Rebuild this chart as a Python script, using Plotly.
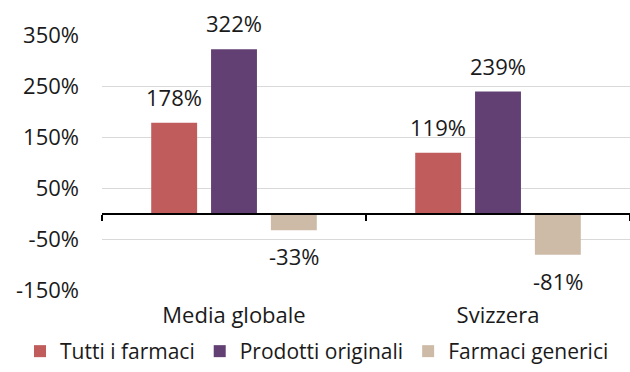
import plotly.graph_objects as go

# Variazione percentuale dei prezzi per categoria di farmaco
categories = ["Media globale", "Svizzera"]
series_names = ["Tutti i farmaci", "Prodotti originali", "Farmaci generici"]
tutti = [178, 119]
originali = [322, 239]
generici = [-33, -81]
series_values = [tutti, originali, generici]
colors = ["#c05c5c", "#634073", "#cdbba8"]

y_ticks = [-150, -50, 50, 150, 250, 350]
y_tick_labels = ["-150%", "-50%", "50%", "150%", "250%", "350%"]

FONT = "Open Sans"
FS = 22
W, H = 630, 372
# plot area in pixels (left, right, top, bottom)
PX_L, PX_R, PX_T, PX_B = 102, 630, 35, 290
Y_MIN, Y_MAX = -150, 350

x_dom = [PX_L / W, PX_R / W]
y_dom = [(H - PX_B) / H, (H - PX_T) / H]

fig = go.Figure()
for name, vals, col in zip(series_names, series_values, colors):
    fig.add_trace(go.Bar(
        name=name, x=categories, y=vals,
        marker=dict(color=col, line=dict(width=0)),
        hoverinfo="skip",
    ))

# value labels placed beyond the end of each bar
slot_px = 60  # width of one bar slot inside a group
for i, vals in enumerate(series_values):
    for cat, v in zip(categories, vals):
        fig.add_annotation(
            x=cat, y=v, xref="x", yref="y",
            text=f"{v}%", showarrow=False,
            xshift=(i - 1) * slot_px,
            yshift=26 if v >= 0 else -26,
            font=dict(family=FONT, size=FS, color="#1a1a1a"),
        )

# invisible trace carrying the axis drawn through zero
fig.add_trace(go.Scatter(
    x=categories, y=[0, 0], xaxis="x2", mode="none",
    showlegend=False, hoverinfo="skip",
))

zero_frac = (0 - Y_MIN) / (Y_MAX - Y_MIN)
zero_pos = y_dom[0] + zero_frac * (y_dom[1] - y_dom[0])

fig.update_layout(
    width=W, height=H,
    margin=dict(l=0, r=0, t=0, b=0),
    paper_bgcolor="white", plot_bgcolor="white",
    barmode="group", bargap=0.32, bargroupgap=0.233,
    font=dict(family=FONT, size=FS, color="#1a1a1a"),
    showlegend=True,
    legend=dict(
        orientation="h",
        x=20 / W, xref="paper", xanchor="left",
        y=0, yanchor="bottom", yref="paper",
        font=dict(family=FONT, size=21, color="#1a1a1a"),
        traceorder="normal", itemwidth=30,
    ),
    xaxis=dict(
        domain=x_dom, automargin=False,
        type="category", range=[-0.5, 1.5],
        showline=False, showgrid=False, zeroline=False,
        ticks="", ticklabelstandoff=10,
        tickfont=dict(family=FONT, size=FS, color="#1a1a1a"),
    ),
    xaxis2=dict(
        domain=x_dom, automargin=False,
        type="category", range=[-0.5, 1.5], overlaying="x",
        anchor="free", position=zero_pos,
        showline=True, linecolor="black", linewidth=2,
        ticks="outside", tickson="boundaries", ticklen=6,
        tickcolor="black", tickwidth=2,
        showticklabels=False, showgrid=False, zeroline=False,
    ),
    yaxis=dict(
        domain=y_dom, automargin=False,
        range=[Y_MIN, Y_MAX],
        tickvals=y_ticks, ticktext=y_tick_labels,
        showgrid=True, gridcolor="#d9d9d9", gridwidth=1,
        zeroline=False, showline=False, ticks="",
        ticklabelstandoff=22,
        tickfont=dict(family=FONT, size=FS, color="#1a1a1a"),
    ),
)

fig.write_html("out.html")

**Task to carry out:** Go from the first line of the data above to the line containing "Y_MIN, Y_MAX = -150, 350" and retype exactly those lines, both included, but none of the pictures.

**Solution for this problem:**
Rebuild this chart as a Python script, using Plotly.
import plotly.graph_objects as go

# Variazione percentuale dei prezzi per categoria di farmaco
categories = ["Media globale", "Svizzera"]
series_names = ["Tutti i farmaci", "Prodotti originali", "Farmaci generici"]
tutti = [178, 119]
originali = [322, 239]
generici = [-33, -81]
series_values = [tutti, originali, generici]
colors = ["#c05c5c", "#634073", "#cdbba8"]

y_ticks = [-150, -50, 50, 150, 250, 350]
y_tick_labels = ["-150%", "-50%", "50%", "150%", "250%", "350%"]

FONT = "Open Sans"
FS = 22
W, H = 630, 372
# plot area in pixels (left, right, top, bottom)
PX_L, PX_R, PX_T, PX_B = 102, 630, 35, 290
Y_MIN, Y_MAX = -150, 350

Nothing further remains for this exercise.